# Hedgehog died Sunday



## CaylaHedgehog (Jul 5, 2012)

I bought a hedgehog about 4 months ago from someone who had her for about 1 year 2 months, so she was about 1 year 6 months old. From the day I had her there was a little blood in her urine. I thought it was just a uterine infection and was just going to wait until I had the money to take her to the vets to get it sorted. But last Sunday it suddenly just got bad, very bad. there was a lot of blood in her viv, and she felt weak, i gave her a warm bath to wash the blood off her fur and when i picked her up i noticed she had lost a lot of weight and was very light.
Due to this i decided to have her wrapped up in a blanket and on my lap for a few hours to spend time with her. (must have been instincts)
after a while she was dragging herself on the sofa away from me, i picked her up and there was a little blood on her backside, then wiped the sofa and there was a light trail of blood from where she was dragging herself.
I held her and she was very limp, she couldn't hold herself up
about 10 minutes later she passed away. Right next to her bum there was a large very hard lump bulging out after she had died, and i'm guessing this is what caused her death, but i don't know what the lump is. was it a kidney stone or tumor or something else? I don't want to take her for an autopsy as i don't want her to be cut open, shes buried now and i'm glad shes at least out of pain which im guessing it must have caused her some. The lump was a little smaller than a golf ball.

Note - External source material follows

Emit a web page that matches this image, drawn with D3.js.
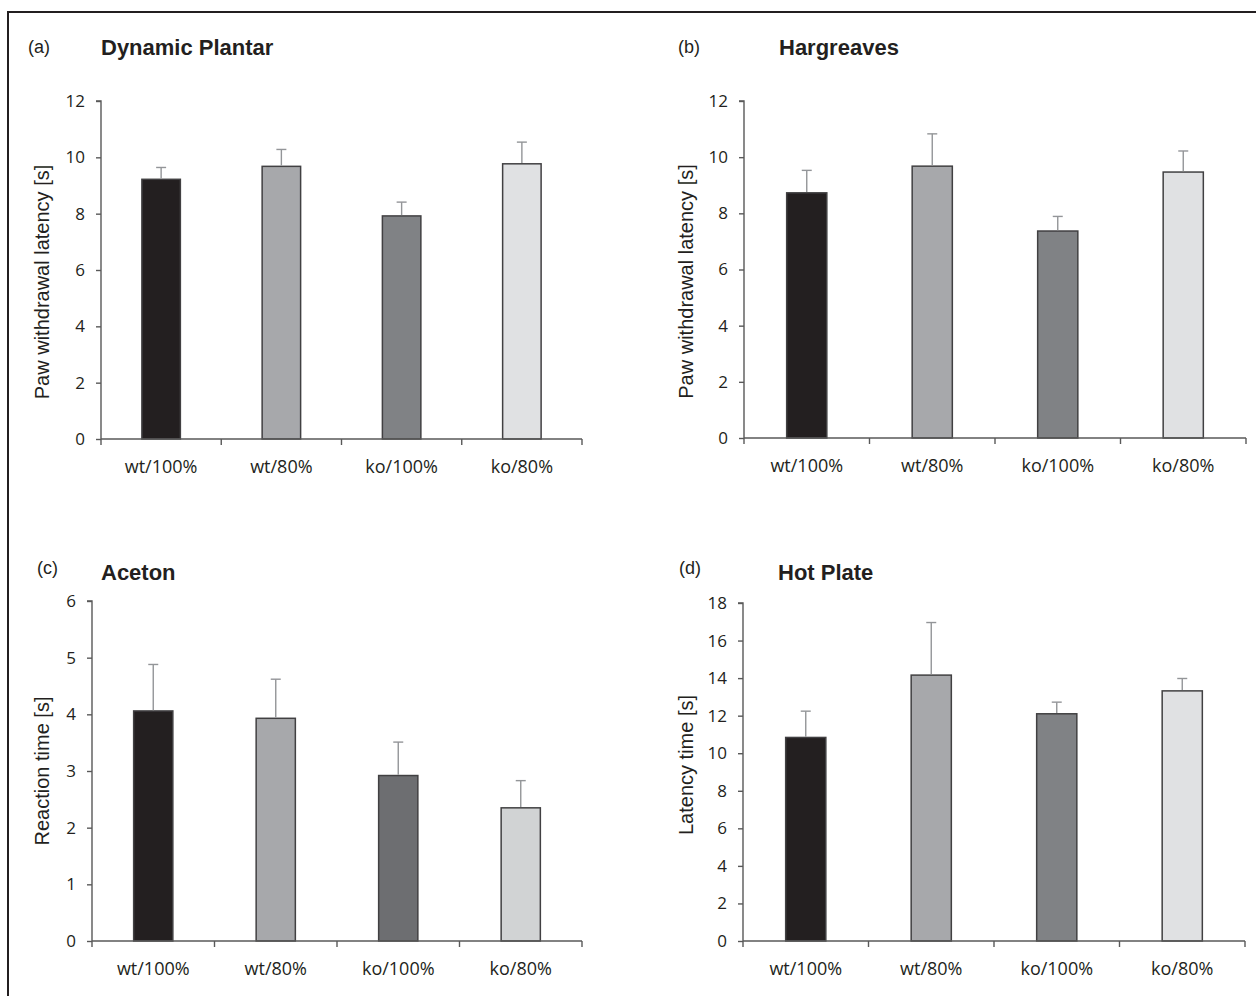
<!DOCTYPE html>
<html>
<head>
<meta charset="utf-8">
<script src="https://cdn.jsdelivr.net/npm/d3@7"></script>
<style>
  html, body { margin: 0; padding: 0; background: #fff; }
  svg { display: block; }
</style>
</head>
<body>
<svg id="chart" width="1256" height="996"></svg>
<script>
// Groups shared by all four tests
const categories = ["wt/100%", "wt/80%", "ko/100%", "ko/80%"];

// (a) Dynamic Plantar — paw withdrawal latency [s]
const plantarMeans = [9.22, 9.68, 7.92, 9.77];
const plantarErrors = [0.42, 0.60, 0.49, 0.77];
const plantarTicks = [0, 2, 4, 6, 8, 10, 12];

// (b) Hargreaves — paw withdrawal latency [s]
const hargreavesMeans = [8.73, 9.68, 7.37, 9.47];
const hargreavesErrors = [0.80, 1.15, 0.52, 0.75];
const hargreavesTicks = [0, 2, 4, 6, 8, 10, 12];

// (c) Aceton — reaction time [s]
const acetonMeans = [4.06, 3.93, 2.92, 2.35];
const acetonErrors = [0.82, 0.69, 0.59, 0.48];
const acetonTicks = [0, 1, 2, 3, 4, 5, 6];

// (d) Hot Plate — latency time [s]
const hotPlateMeans = [10.84, 14.16, 12.10, 13.32];
const hotPlateErrors = [1.40, 2.80, 0.62, 0.66];
const hotPlateTicks = [0, 2, 4, 6, 8, 10, 12, 14, 16, 18];

const colorsMain = ["#231f20", "#a7a8ab", "#808285", "#e0e1e3"];
const colorsAceton = ["#231f20", "#a7a8ab", "#6d6e71", "#d1d3d4"];

const svg = d3.select("#chart");

// page frame (top and left edges)
svg.append("path")
  .attr("d", "M8,996 V12 H1256")
  .attr("fill", "none")
  .attr("stroke", "#231f20")
  .attr("stroke-width", 2);

const panels = [
  { letter: "(a)", title: "Dynamic Plantar", ylabel: "Paw withdrawal latency [s]",
    means: plantarMeans, errors: plantarErrors, ticks: plantarTicks, colors: colorsMain,
    x0: 101, x1: 582, yTop: 101, yBot: 439,
    letterX: 28, letterY: 53, titleX: 101, titleY: 55, ylabelX: 49, ylabelDy: 12 },
  { letter: "(b)", title: "Hargreaves", ylabel: "Paw withdrawal latency [s]",
    means: hargreavesMeans, errors: hargreavesErrors, ticks: hargreavesTicks, colors: colorsMain,
    x0: 744, x1: 1246, yTop: 101, yBot: 438,
    letterX: 678, letterY: 53, titleX: 779, titleY: 55, ylabelX: 693, ylabelDy: 12 },
  { letter: "(c)", title: "Aceton", ylabel: "Reaction time [s]",
    means: acetonMeans, errors: acetonErrors, ticks: acetonTicks, colors: colorsAceton,
    x0: 92, x1: 582, yTop: 601, yBot: 941,
    letterX: 37, letterY: 574, titleX: 101, titleY: 580, ylabelX: 49, ylabelDy: 0 },
  { letter: "(d)", title: "Hot Plate", ylabel: "Latency time [s]",
    means: hotPlateMeans, errors: hotPlateErrors, ticks: hotPlateTicks, colors: colorsMain,
    x0: 743, x1: 1245, yTop: 603, yBot: 941,
    letterX: 679, letterY: 574, titleX: 778, titleY: 580, ylabelX: 693, ylabelDy: -7 }
];

panels.forEach(p => {
  const g = svg.append("g");
  const yMax = p.ticks[p.ticks.length - 1];

  const x = d3.scaleBand().domain(categories).range([p.x0, p.x1]).paddingInner(0).paddingOuter(0);
  const y = d3.scaleLinear().domain([0, yMax]).range([p.yBot, p.yTop]);
  const barW = x.bandwidth() * 0.32;

  // panel letter and title
  g.append("text")
    .attr("x", p.letterX).attr("y", p.letterY)
    .attr("font-family", "Liberation Sans, Arial, sans-serif")
    .attr("font-size", 18).attr("fill", "#231f20")
    .text(p.letter);
  g.append("text")
    .attr("x", p.titleX).attr("y", p.titleY)
    .attr("font-family", "Liberation Sans, Arial, sans-serif")
    .attr("font-size", 22).attr("font-weight", "bold").attr("fill", "#231f20")
    .text(p.title);

  // y-axis label
  g.append("text")
    .attr("transform", `translate(${p.ylabelX},${(p.yTop + p.yBot) / 2 + p.ylabelDy}) rotate(-90)`)
    .attr("text-anchor", "middle")
    .attr("font-family", "Liberation Sans, Arial, sans-serif")
    .attr("font-size", 20).attr("fill", "#231f20")
    .text(p.ylabel);

  // bars
  g.selectAll("rect.bar").data(p.means).join("rect")
    .attr("class", "bar")
    .attr("x", (d, i) => x(categories[i]) + (x.bandwidth() - barW) / 2)
    .attr("y", d => y(d))
    .attr("width", barW)
    .attr("height", d => y(0) - y(d))
    .attr("fill", (d, i) => p.colors[i])
    .attr("stroke", "#414042")
    .attr("stroke-width", 1.5);

  // error bars (upper only)
  const eb = g.selectAll("g.err").data(p.means).join("g").attr("class", "err");
  eb.append("line")
    .attr("x1", (d, i) => x(categories[i]) + x.bandwidth() / 2)
    .attr("x2", (d, i) => x(categories[i]) + x.bandwidth() / 2)
    .attr("y1", d => y(d) - 0.8)
    .attr("y2", (d, i) => y(d + p.errors[i]))
    .attr("stroke", "#939598").attr("stroke-width", 1.4);
  eb.append("line")
    .attr("x1", (d, i) => x(categories[i]) + x.bandwidth() / 2 - 5)
    .attr("x2", (d, i) => x(categories[i]) + x.bandwidth() / 2 + 5)
    .attr("y1", (d, i) => y(d + p.errors[i]))
    .attr("y2", (d, i) => y(d + p.errors[i]))
    .attr("stroke", "#939598").attr("stroke-width", 1.4);

  // y axis
  const yAxis = d3.axisLeft(y).tickValues(p.ticks).tickSize(5).tickPadding(11).tickFormat(d3.format("d"));
  const ya = g.append("g").attr("transform", `translate(${p.x0},0)`).call(yAxis);
  ya.select(".domain").attr("d", `M-5,${p.yTop}H0V${p.yBot}`).attr("stroke", "#595959").attr("stroke-width", 1.4);
  ya.selectAll(".tick line").attr("stroke", "#595959").attr("stroke-width", 1.4);
  ya.selectAll(".tick text")
    .attr("font-family", "Open Sans, sans-serif").attr("font-size", 17).attr("fill", "#231f20");

  // x axis with ticks at band boundaries
  const xa = g.append("g").attr("transform", `translate(0,${p.yBot})`);
  xa.append("line").attr("x1", p.x0).attr("x2", p.x1).attr("stroke", "#595959").attr("stroke-width", 1.4);
  const bounds = categories.map(c => x(c)).concat([p.x1]);
  xa.selectAll("line.bt").data(bounds).join("line")
    .attr("class", "bt")
    .attr("x1", d => d).attr("x2", d => d).attr("y1", 0).attr("y2", 6)
    .attr("stroke", "#595959").attr("stroke-width", 1.4);
  xa.selectAll("text").data(categories).join("text")
    .attr("x", d => x(d) + x.bandwidth() / 2)
    .attr("y", 34)
    .attr("text-anchor", "middle")
    .attr("font-family", "Open Sans, sans-serif").attr("font-size", 18).attr("fill", "#231f20")
    .text(d => d);
});
</script>
</body>
</html>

any thoughts on what could have caused her death? 
I would like to know as i'm devastated that she's died and would like to know the cause of it
thank you


----------



## njdepietro (Jul 21, 2012)

sadly i don't know the cause of the lump, but i am sorry for your loss. It was nice you got to spend some time with her before she went though.


----------



## Tym4myself (Jul 17, 2012)

I'm so sorry for your loss.  No idea what the lump was but my first guess would be cancer.


----------



## CaylaHedgehog (Jul 5, 2012)

njdepietro said:


> sadly i don't know the cause of the lump, but i am sorry for your loss. It was nice you got to spend some time with her before she went though.


Yeah my parents said that too, I had a chance to say goodbye


----------



## CaylaHedgehog (Jul 5, 2012)

Tym4myself said:


> I'm so sorry for your loss.  No idea what the lump was but my first guess would be cancer.


Thank you  Yeah that's what i thought when I saw it, and due to the fact she had lost a lot of weight. She's in hedgehog heaven now and out of any discomfort so i'm happy for her in a way. It's still hard to have lost her, as she was my first pet.


----------



## Immortalia (Jan 24, 2009)

I'm sorry for your loss. 

Just for the future, if you ever notice blood in urine or poop, it's an emergency. There's no telling how long she may have been in pain for, no way of knowing if she was bleeding with previous owners too. Our little ones hide illnesses really well, and prompt treatment is best. Even if the prognosis ends up being bad, helping them pass when quality of life is no longer there is better than just waiting. 

Again, I'm sorry for your loss. I just wish she could've had vet care to ensure she wasn't in pain.


----------



## Hazesti (Jan 19, 2010)

I'm really really sorry for your loss.

My Quinn was operated today for the same symptoms. Although she was very strong the whole time and didn't get too thin. Over the course of a week, I noticed a few drops of blood in her urine, got her to a vet, who prescribed antibiotics to see if it'd work on a UTI. Then on Saturday she lost an alarming amount of blood and I noticed she had bled where she slept, indicating it wasn't from the urine. Then the bleeding stopped, but by that point I had already decided to get her fixed. The vet found a tumor in her uterus.

I don't know if it could have ended up bulging like that if it had been allowed to carry on... But I know now that a tumor doesn't always bleed, since the bleeding stopped but obviously the tumor hadn't gone away.

Again, I am sorry, but please, before you get another pet, be sure of having a little money aside for that sort of emergency. It will save you a lot of stress if you are prepared.


----------



## MurE (Aug 29, 2011)

I am sorry for your loss. It's not always possible to be prepared before you get a pet. Sometimes you don't know that you're unprepared until something happens. I am glad that you took good care of her and was there when she died, and I'm glad that she's in hedgehog heaven now. My thoughts are with you.


----------



## shetland (Sep 2, 2008)

I'm so sorry for the loss of your little hedgie, Sprinkles. She is at least now free of pain and at peace.


----------